begin Data provided

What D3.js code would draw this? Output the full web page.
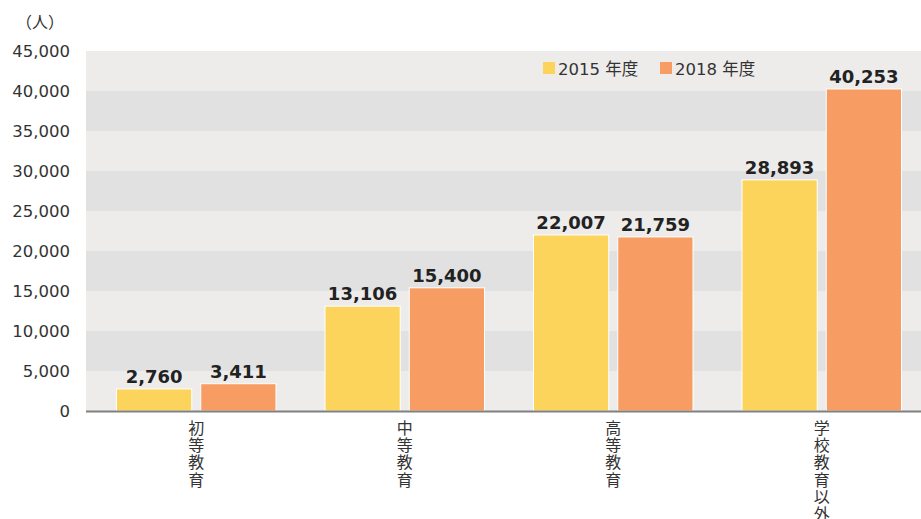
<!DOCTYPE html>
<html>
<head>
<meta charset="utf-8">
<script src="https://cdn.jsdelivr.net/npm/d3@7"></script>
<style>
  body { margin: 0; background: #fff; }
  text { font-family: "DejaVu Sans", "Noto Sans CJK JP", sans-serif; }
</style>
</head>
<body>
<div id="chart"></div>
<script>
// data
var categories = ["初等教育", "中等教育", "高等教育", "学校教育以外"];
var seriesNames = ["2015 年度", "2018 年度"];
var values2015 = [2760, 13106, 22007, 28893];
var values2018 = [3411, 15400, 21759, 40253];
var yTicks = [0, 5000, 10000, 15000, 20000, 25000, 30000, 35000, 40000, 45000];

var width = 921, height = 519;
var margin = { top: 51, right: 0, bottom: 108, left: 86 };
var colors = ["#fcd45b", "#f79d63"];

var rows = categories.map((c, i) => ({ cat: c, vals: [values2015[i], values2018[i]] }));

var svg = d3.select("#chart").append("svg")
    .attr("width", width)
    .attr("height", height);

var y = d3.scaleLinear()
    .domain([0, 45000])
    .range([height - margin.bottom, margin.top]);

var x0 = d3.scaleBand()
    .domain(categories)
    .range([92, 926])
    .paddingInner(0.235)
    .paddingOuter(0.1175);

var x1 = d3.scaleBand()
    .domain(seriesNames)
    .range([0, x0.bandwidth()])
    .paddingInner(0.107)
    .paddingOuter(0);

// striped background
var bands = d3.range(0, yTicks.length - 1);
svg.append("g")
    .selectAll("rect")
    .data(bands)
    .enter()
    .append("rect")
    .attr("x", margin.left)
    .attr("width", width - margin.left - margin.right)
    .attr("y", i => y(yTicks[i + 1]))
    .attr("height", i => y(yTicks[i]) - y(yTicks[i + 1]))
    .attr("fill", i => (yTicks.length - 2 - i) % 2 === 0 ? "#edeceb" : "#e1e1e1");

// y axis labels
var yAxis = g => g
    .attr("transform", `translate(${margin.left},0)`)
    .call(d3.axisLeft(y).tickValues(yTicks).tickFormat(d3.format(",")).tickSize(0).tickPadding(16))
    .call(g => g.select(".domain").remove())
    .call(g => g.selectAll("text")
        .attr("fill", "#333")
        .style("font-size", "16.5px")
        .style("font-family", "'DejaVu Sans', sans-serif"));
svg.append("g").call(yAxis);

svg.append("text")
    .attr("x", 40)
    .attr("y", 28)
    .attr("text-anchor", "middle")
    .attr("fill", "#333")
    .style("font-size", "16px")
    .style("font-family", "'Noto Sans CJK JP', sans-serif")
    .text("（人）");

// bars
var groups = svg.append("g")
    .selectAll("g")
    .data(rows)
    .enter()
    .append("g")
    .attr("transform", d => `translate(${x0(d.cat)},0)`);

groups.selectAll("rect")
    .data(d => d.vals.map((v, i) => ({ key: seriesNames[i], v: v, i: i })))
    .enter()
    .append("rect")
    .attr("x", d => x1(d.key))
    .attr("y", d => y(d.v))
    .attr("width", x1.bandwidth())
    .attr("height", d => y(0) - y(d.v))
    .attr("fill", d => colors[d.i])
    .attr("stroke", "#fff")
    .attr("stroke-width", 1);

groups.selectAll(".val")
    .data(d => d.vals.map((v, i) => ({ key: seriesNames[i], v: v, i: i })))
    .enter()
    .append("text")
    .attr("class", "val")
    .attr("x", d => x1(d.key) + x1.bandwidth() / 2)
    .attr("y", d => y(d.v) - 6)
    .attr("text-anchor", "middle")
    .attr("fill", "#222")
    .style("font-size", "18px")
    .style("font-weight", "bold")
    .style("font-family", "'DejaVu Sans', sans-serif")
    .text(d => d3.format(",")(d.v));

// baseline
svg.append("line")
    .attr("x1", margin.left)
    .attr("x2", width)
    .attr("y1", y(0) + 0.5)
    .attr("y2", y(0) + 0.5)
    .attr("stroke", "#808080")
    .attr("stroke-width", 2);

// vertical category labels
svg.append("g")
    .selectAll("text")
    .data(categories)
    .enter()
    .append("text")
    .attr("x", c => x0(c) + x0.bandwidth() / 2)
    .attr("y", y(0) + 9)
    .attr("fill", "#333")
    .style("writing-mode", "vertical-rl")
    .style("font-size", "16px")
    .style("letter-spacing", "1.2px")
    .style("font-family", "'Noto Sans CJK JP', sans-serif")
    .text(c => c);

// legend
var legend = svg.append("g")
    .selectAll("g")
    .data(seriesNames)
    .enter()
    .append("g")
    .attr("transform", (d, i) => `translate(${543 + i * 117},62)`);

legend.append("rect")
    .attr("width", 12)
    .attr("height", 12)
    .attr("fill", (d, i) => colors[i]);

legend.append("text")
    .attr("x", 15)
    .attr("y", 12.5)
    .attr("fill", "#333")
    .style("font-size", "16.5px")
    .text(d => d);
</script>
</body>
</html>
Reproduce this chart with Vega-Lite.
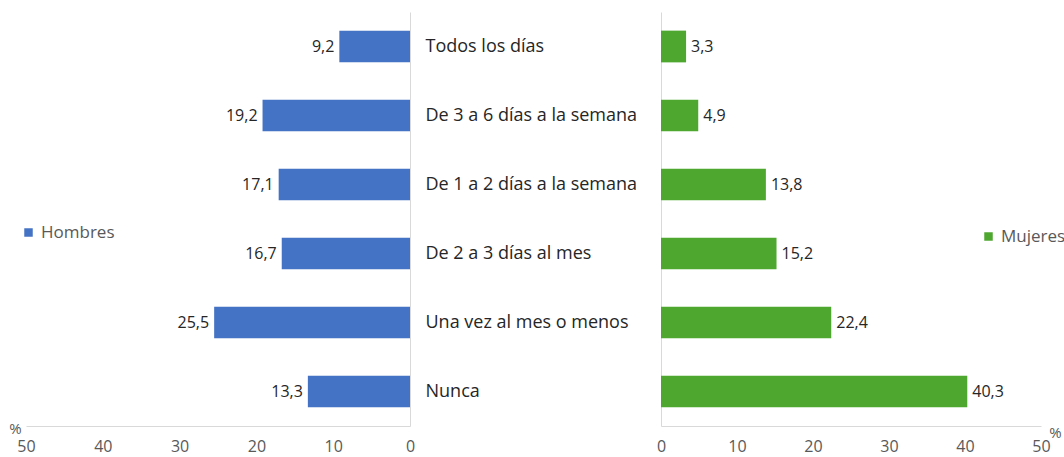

end Data provided

To be done |
Quote each record exactly as it stands, minus the pictures.

Solution below |
What D3.js code would draw this? Output the full web page.
<!DOCTYPE html>
<html>
<head>
<meta charset="utf-8">
<script src="https://cdn.jsdelivr.net/npm/d3@7"></script>
<style>
  body { margin: 0; background: #fff; }
  text { font-family: "DejaVu Sans", "Noto Sans CJK JP", sans-serif; }
</style>
</head>
<body>
<div id="chart"></div>
<script>
// data
var categories = ["初等教育", "中等教育", "高等教育", "学校教育以外"];
var seriesNames = ["2015 年度", "2018 年度"];
var values2015 = [2760, 13106, 22007, 28893];
var values2018 = [3411, 15400, 21759, 40253];
var yTicks = [0, 5000, 10000, 15000, 20000, 25000, 30000, 35000, 40000, 45000];

var width = 921, height = 519;
var margin = { top: 51, right: 0, bottom: 108, left: 86 };
var colors = ["#fcd45b", "#f79d63"];

var rows = categories.map((c, i) => ({ cat: c, vals: [values2015[i], values2018[i]] }));

var svg = d3.select("#chart").append("svg")
    .attr("width", width)
    .attr("height", height);

var y = d3.scaleLinear()
    .domain([0, 45000])
    .range([height - margin.bottom, margin.top]);

var x0 = d3.scaleBand()
    .domain(categories)
    .range([92, 926])
    .paddingInner(0.235)
    .paddingOuter(0.1175);

var x1 = d3.scaleBand()
    .domain(seriesNames)
    .range([0, x0.bandwidth()])
    .paddingInner(0.107)
    .paddingOuter(0);

// striped background
var bands = d3.range(0, yTicks.length - 1);
svg.append("g")
    .selectAll("rect")
    .data(bands)
    .enter()
    .append("rect")
    .attr("x", margin.left)
    .attr("width", width - margin.left - margin.right)
    .attr("y", i => y(yTicks[i + 1]))
    .attr("height", i => y(yTicks[i]) - y(yTicks[i + 1]))
    .attr("fill", i => (yTicks.length - 2 - i) % 2 === 0 ? "#edeceb" : "#e1e1e1");

// y axis labels
var yAxis = g => g
    .attr("transform", `translate(${margin.left},0)`)
    .call(d3.axisLeft(y).tickValues(yTicks).tickFormat(d3.format(",")).tickSize(0).tickPadding(16))
    .call(g => g.select(".domain").remove())
    .call(g => g.selectAll("text")
        .attr("fill", "#333")
        .style("font-size", "16.5px")
        .style("font-family", "'DejaVu Sans', sans-serif"));
svg.append("g").call(yAxis);

svg.append("text")
    .attr("x", 40)
    .attr("y", 28)
    .attr("text-anchor", "middle")
    .attr("fill", "#333")
    .style("font-size", "16px")
    .style("font-family", "'Noto Sans CJK JP', sans-serif")
    .text("（人）");

// bars
var groups = svg.append("g")
    .selectAll("g")
    .data(rows)
    .enter()
    .append("g")
    .attr("transform", d => `translate(${x0(d.cat)},0)`);

groups.selectAll("rect")
    .data(d => d.vals.map((v, i) => ({ key: seriesNames[i], v: v, i: i })))
    .enter()
    .append("rect")
    .attr("x", d => x1(d.key))
    .attr("y", d => y(d.v))
    .attr("width", x1.bandwidth())
    .attr("height", d => y(0) - y(d.v))
    .attr("fill", d => colors[d.i])
    .attr("stroke", "#fff")
    .attr("stroke-width", 1);

groups.selectAll(".val")
    .data(d => d.vals.map((v, i) => ({ key: seriesNames[i], v: v, i: i })))
    .enter()
    .append("text")
    .attr("class", "val")
    .attr("x", d => x1(d.key) + x1.bandwidth() / 2)
    .attr("y", d => y(d.v) - 6)
    .attr("text-anchor", "middle")
    .attr("fill", "#222")
    .style("font-size", "18px")
    .style("font-weight", "bold")
    .style("font-family", "'DejaVu Sans', sans-serif")
    .text(d => d3.format(",")(d.v));

// baseline
svg.append("line")
    .attr("x1", margin.left)
    .attr("x2", width)
    .attr("y1", y(0) + 0.5)
    .attr("y2", y(0) + 0.5)
    .attr("stroke", "#808080")
    .attr("stroke-width", 2);

// vertical category labels
svg.append("g")
    .selectAll("text")
    .data(categories)
    .enter()
    .append("text")
    .attr("x", c => x0(c) + x0.bandwidth() / 2)
    .attr("y", y(0) + 9)
    .attr("fill", "#333")
    .style("writing-mode", "vertical-rl")
    .style("font-size", "16px")
    .style("letter-spacing", "1.2px")
    .style("font-family", "'Noto Sans CJK JP', sans-serif")
    .text(c => c);

// legend
var legend = svg.append("g")
    .selectAll("g")
    .data(seriesNames)
    .enter()
    .append("g")
    .attr("transform", (d, i) => `translate(${543 + i * 117},62)`);

legend.append("rect")
    .attr("width", 12)
    .attr("height", 12)
    .attr("fill", (d, i) => colors[i]);

legend.append("text")
    .attr("x", 15)
    .attr("y", 12.5)
    .attr("fill", "#333")
    .style("font-size", "16.5px")
    .text(d => d);
</script>
</body>
</html>
Reproduce this chart with Vega-Lite.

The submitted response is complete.